1. Field of the Invention
This application relates to an apparatus for and method of testing semiconductor devices, and more particularly, to a method of increasing the number of semiconductors that can be tested at a time by improving the structure of a performance board of a testing apparatus and performing a parallel test on the doubled semiconductor devices.
2. Description of the Related Art
Semiconductor devices are produced in wafer forms and are assembled into a semiconductor package after an electrical die sorting (EDS) test. The semiconductor devices are finally tested electrically before being distributed to users. In particular, as the capacity of semiconductor memory devices and the number of semiconductor memory device pins increase rapidly, it becomes increasingly important to enhance efficiency of an electrical test process.
To enhance the efficiency of the electrical test, a tester for testing semiconductor memory devices has been developed, focusing on increasing speed and throughput, and shortening testing time of the tester. The testing time may be shortened using the following methods.
A first method is to change a testing method and modify a test program to shorten test time. A second method is to increase the number of semiconductor memory devices tested at a time, i.e., the number of devices under test (DUTs), in a parallel test.
FIG. 1 is a schematic perspective view of a conventional tester used to electrically test semiconductor devices. Referring to FIG. 1, a measuring unit needed to electrically test the semiconductor devices is included in a mainframe 22. The function of the mainframe 22 is extended to a test head 24 through a signal cable 20. A performance board 28 is mounted on top of the test head 24. The performance board 28 includes driver signal lines, I/O signal lines, power signal lines, and ground signal lines formed in a printed circuit pattern. Since a pogo pin block 19 is formed at the center of the performance board 28, the performance board 28 may be connected to a prober system or a handler and then used.
FIG. 2 is a sectional view of the test head 24 and the performance board 28 of FIG. 1. Referring to FIG. 2, the test head 24 includes a driver channel, an I/O channel, and a voltage supply unit (VSU) channel. The driver channel, the I/O channel, and the VSU channel are connected to a printed circuit patterns (not shown) of the performance board 28 by signal lines 30. The printed circuit patterns in the performance board 28 are connected to pogo pins 18.
In the EDS test, the pogo pins 18 are connected to a probe card of the prober system. In the final electrical test of a semiconductor package, a DUT board is connected into the pogo pins 18.
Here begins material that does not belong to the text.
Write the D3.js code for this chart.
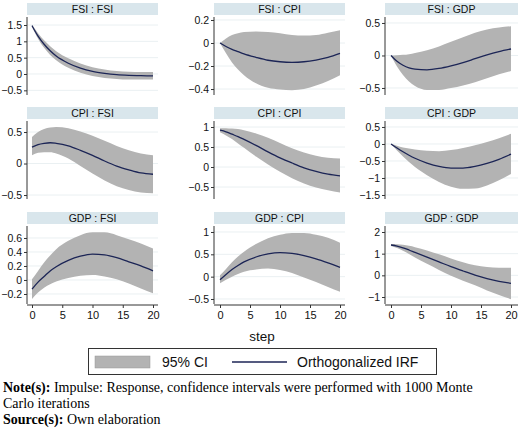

FIG. 3 illustrates signal lines connected from the test head 24 to a plurality of DUTs 40. Referring to FIG. 3, the test head 24 includes a driver signal line 10, an I/O signal line 12, and a power signal line 14 of a VSU. The driver signal line 10 is connected to address pins A0 through An of the DUTs 40 by a driver 11, via the performance board 28 and an interface board 32. The interface board 32 may be the probe card or the DUT board.
The I/O signal lines 12 are connected to data pins DQ0 through DQn of the DUTs 40 by the driver 11 and a comparator 13, via the performance board 28 and the interface board 32. The power signal lines 14 are connected to power pins VDD of the DUTs 40 by the driver 11, via a relay 16 of the performance board 28 and the interface board 32.
If it is determined that a DUT is defective as a result of a parallel electrical test, the relay 16 is turned off, thereby preventing DUTs adjacent to the defective DUT or the interface board 32, such as the probe card, from being damaged.
FIG. 4 is a block diagram for illustrating a connection state of the power signal line 14 in the performance board 28. Referring to FIG. 4, in the parallel test, the power signal line 14 in the printed circuit pattern of the performance board 28 is connected to the power pin VDD of each of the DUTs 40. In the parallel electrical test, all of first through nth relays 16-1 through 16-n are connected. However, if a second DUT is found defective in the parallel test, the second relay 16-2 is turned off, thereby preventing DUTs adjacent to the second DUT from being damaged or a needle of the interface board 32 of FIG. 3 from melting.
However, the method described above is a mechanism for testing a predetermined number of DUTs in a parallel electrical test process. To increase the number of DUTs, a new control method in terms of software and hardware is required.